Miami Vice Mondays: "Definitely Miami"


Episode:  Season Two, Episode Twelve: “Definitely Miami
Original airdate: January 10, 1986
Directed by: Rob Cohen
Written by: Michael Ahnemann and Daniel Pyne

Summary:
Crockett becomes involved with Callie, a beautiful bad-news blonde (Arielle Dombaselle) with a dangerous scuzzball of a husband, Charlie (Ted Nugent, yikes). Believing Crockett to be his criminal alter ego, drug runner Sonny Burnett, Callie and Charlie run a scam on him, one they’ve executed successfully many times before: Claiming that Charlie is abusive, Callie seduces shady men and maneuvers them into in sketchy deals with Charlie under the pretense of protecting her, whereupon Charlie murders them and steals their money.


Also, there’s a crippling heat wave going on. Everybody sweats a whole hell of lot in this episode.



Meanwhile, the rest of the Vice squad works with Agent Dalva (Albert Hall), an overly-ambitious assistant director of the Organized Crime Task Force, to convince reclusive crime lord Sergio Clemente to surrender to the police and turn state’s evidence against his fellow miscreants in exchange for immunity from prosecution. Before turning himself in, Clemente has one demand: He wants proof that his younger sister, Maria Rojas (Kamala Lopez), who has been hiding in the witness protection program after testifying against Clemente, is still alive. When Maria flatly refuses to meet with her brother (as her attorney puts it, “My client declines to cooperate. She feels it might greatly shorten her lifespan”), Dalva goes over Castillo’s head to force her to fall in line. Upon seeing her brother for the first time since testifying against him, Maria stabs him to death, then is promptly shot and killed by a sniper working for Clemente.


Iconic Moments:
This episode features a classic opening sequence in which Charlie meets Callie’s latest target in a sand quarry, murders him, steals his cash, and buries him in his Porsche under tons of sand. At the end of the episode, after Crockett kills Charlie in self-defense in the same quarry, crime scene investigators find multiple cars buried beneath the sand, suggesting that Charlie and Callie have been pulling off their scam for a very long time.


Themes:
While Crockett figures he’s being manipulated by Callie from the start, he’s still crushed to realize his suspicions about her motives were correct. As long as he’s stuck always pretending to be sleazy, amoral Sonny Burnett in public, there’s every chance his love interests will turn out to be sleazy and amoral as well. As Tubbs gleefully tells him, “You attract some of the weirdest women in the western hemisphere.” True words.

It’s All in the Details:
To catch Crockett’s attention, a sunbathing Callie douses her t-shirt in Perrier before slipping it over her bikini (and then slipping off the bikini).

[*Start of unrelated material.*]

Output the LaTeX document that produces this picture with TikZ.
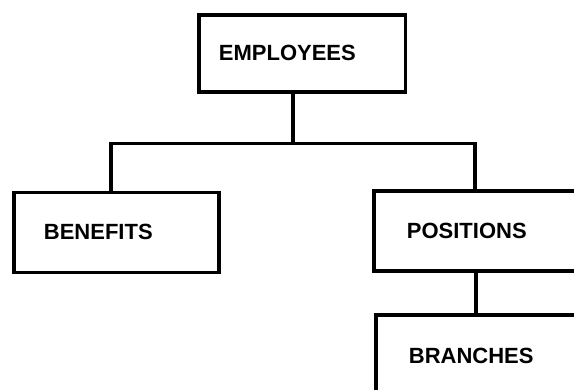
\documentclass[tikz,border=0pt]{standalone}
\usepackage{fontspec}
\setmainfont{Liberation Sans}
\begin{document}
\begin{tikzpicture}[x=1pt,y=-1pt,
  box/.style={draw=black, line width=3.8pt, rectangle, anchor=north west,
    font=\fontsize{22}{24}\selectfont\bfseries, align=left, inner ysep=0pt},
  conn/.style={draw=black, line width=3.8pt, line join=miter}]
\clip (0,0) rectangle (574,389);
\fill[white] (0,0) rectangle (574,389);
\node[box, minimum width=206.5pt, minimum height=77pt, inner xsep=20pt, text width=166.5pt] (emp) at (197,13) {EMPLOYEES};
\node[box, minimum width=205pt, minimum height=80pt, inner xsep=30pt, text width=145pt] (ben) at (12,190.5) {BENEFITS};
\node[box, minimum width=260pt, minimum height=80pt, inner xsep=33pt, text width=194pt] (pos) at (372,189) {POSITIONS};
\node[box, minimum width=260pt, minimum height=82pt, inner xsep=33pt, text width=194pt] (bra) at (374,313) {BRANCHES};
\coordinate (busL) at (111,143.5);
\coordinate (busR) at (475,143.5);
\draw[conn] ([xshift=-9pt]emp.south) -- ([xshift=-9pt]emp.south |- busL);
\draw[conn] (busL |- ben.north) -- (busL) -- (busR) -- (busR |- pos.north);
\draw[conn] ([xshift=104pt]pos.south west) -- ([xshift=104pt]pos.south west |- bra.north);
\end{tikzpicture}
\end{document}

Eighties fashions are frequently derided (often with good reason), but all of Callie’s pastel beachwear ensembles are on point. The woman knows how to dress. It helps that French actress Arielle Dombasselle is such a knockout, of course.



Sign of the Times:
Sergio Clemente’s messenger’s getaway driver has a phenomenal haircut. This dude has no lines, and he’s only onscreen for a second or two, but nonetheless I think I love him.



Music Notes:
Ted Nugent’s “Angry Young Man” plays over the opening sequence. Very famously, Godley & Creme’s “Cry” closes the episode out, while a glum Crockett stands on the beach watching the police lead Callie away. Fun fact: While “Cry” was a big hit on the pop charts, Kevin Godley and Lol Creme are perhaps best known for directing some of the most popular music videos of the eighties, including both “Girls on Film” and “A View To a Kill” for Duran Duran.

Rating:

Three and a half flamingos. 

Comments

Anonymous said…
It's "Cry" from The History Mix Volume 1 -- best version of the song, and you can't listen to it now and not think of this episode. One of the best episodes, too.
Morgan Richter said…
Anonymous -- yeah, the song and the episode are now inextricably linked in my brain, too. It's one of those perfect mixtures of song and images.